Exact reproduction is required for the lines bounded by the one containing "Rebuild this chart" and the one containing "86], [497, 40]];", both bounds included. Print them without any pictures.

(Material for this task):
☆ ☆ ☆ ☆
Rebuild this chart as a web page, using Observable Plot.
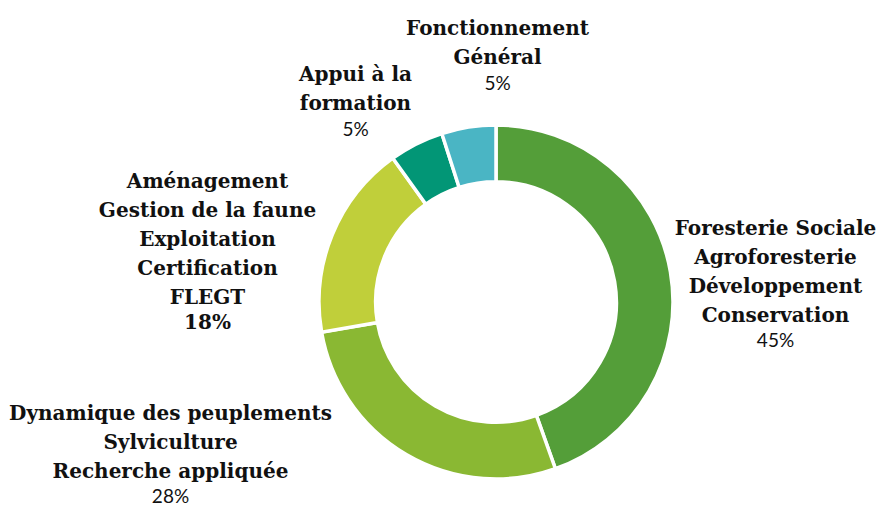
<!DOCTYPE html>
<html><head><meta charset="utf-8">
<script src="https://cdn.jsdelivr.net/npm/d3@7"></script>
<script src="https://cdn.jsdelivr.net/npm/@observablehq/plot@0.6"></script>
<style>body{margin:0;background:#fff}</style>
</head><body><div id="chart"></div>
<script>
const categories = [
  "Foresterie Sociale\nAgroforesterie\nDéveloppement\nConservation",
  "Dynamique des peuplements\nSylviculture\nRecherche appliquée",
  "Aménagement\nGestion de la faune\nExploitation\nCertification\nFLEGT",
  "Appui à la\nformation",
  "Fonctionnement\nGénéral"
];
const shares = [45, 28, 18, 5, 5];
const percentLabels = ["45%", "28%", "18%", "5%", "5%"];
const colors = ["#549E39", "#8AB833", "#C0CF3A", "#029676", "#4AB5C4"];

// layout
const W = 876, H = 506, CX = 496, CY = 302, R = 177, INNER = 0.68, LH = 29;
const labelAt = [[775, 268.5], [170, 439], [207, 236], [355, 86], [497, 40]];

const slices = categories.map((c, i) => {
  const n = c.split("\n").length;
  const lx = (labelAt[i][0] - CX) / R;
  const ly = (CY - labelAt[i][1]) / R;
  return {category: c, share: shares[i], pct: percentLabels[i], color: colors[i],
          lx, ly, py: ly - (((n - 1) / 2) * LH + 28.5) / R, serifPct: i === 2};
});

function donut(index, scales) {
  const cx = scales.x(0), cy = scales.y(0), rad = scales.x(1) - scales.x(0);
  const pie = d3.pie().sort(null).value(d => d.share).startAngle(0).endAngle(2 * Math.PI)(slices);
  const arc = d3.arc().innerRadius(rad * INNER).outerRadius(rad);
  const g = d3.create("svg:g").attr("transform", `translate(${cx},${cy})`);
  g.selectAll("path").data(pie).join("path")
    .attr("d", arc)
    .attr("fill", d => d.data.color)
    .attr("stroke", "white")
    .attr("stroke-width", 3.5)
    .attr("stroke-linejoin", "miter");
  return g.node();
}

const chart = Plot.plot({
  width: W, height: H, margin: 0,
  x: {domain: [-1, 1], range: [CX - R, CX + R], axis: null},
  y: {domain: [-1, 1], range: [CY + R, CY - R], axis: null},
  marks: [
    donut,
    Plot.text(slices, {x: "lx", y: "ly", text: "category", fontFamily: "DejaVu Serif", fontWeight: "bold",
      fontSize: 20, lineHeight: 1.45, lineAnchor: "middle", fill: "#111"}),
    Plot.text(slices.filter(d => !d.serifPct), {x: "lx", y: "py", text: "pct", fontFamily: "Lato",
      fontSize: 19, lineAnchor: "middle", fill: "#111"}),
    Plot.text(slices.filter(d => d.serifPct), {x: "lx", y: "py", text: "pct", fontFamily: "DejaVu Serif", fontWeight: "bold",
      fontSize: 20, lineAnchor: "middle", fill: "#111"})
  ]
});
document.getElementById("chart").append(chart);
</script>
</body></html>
☆ ☆ ☆ ☆
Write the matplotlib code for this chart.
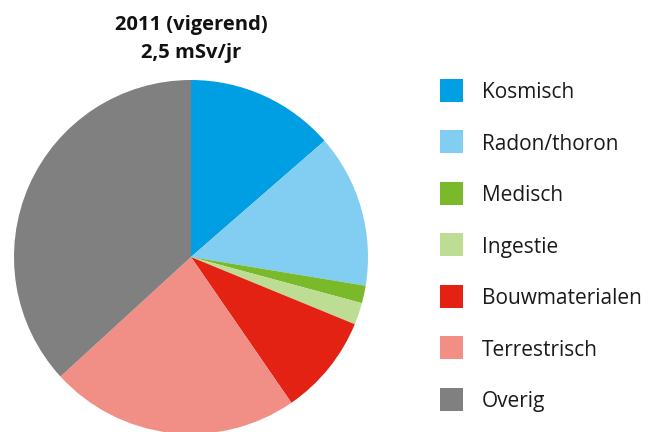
☆ ☆ ☆ ☆
(Output of the task):
Rebuild this chart as a web page, using Observable Plot.
<!DOCTYPE html>
<html><head><meta charset="utf-8">
<script src="https://cdn.jsdelivr.net/npm/d3@7"></script>
<script src="https://cdn.jsdelivr.net/npm/@observablehq/plot@0.6"></script>
<style>body{margin:0;background:#fff}</style>
</head><body><div id="chart"></div>
<script>
const categories = [
  "Foresterie Sociale\nAgroforesterie\nDéveloppement\nConservation",
  "Dynamique des peuplements\nSylviculture\nRecherche appliquée",
  "Aménagement\nGestion de la faune\nExploitation\nCertification\nFLEGT",
  "Appui à la\nformation",
  "Fonctionnement\nGénéral"
];
const shares = [45, 28, 18, 5, 5];
const percentLabels = ["45%", "28%", "18%", "5%", "5%"];
const colors = ["#549E39", "#8AB833", "#C0CF3A", "#029676", "#4AB5C4"];

// layout
const W = 876, H = 506, CX = 496, CY = 302, R = 177, INNER = 0.68, LH = 29;
const labelAt = [[775, 268.5], [170, 439], [207, 236], [355, 86], [497, 40]];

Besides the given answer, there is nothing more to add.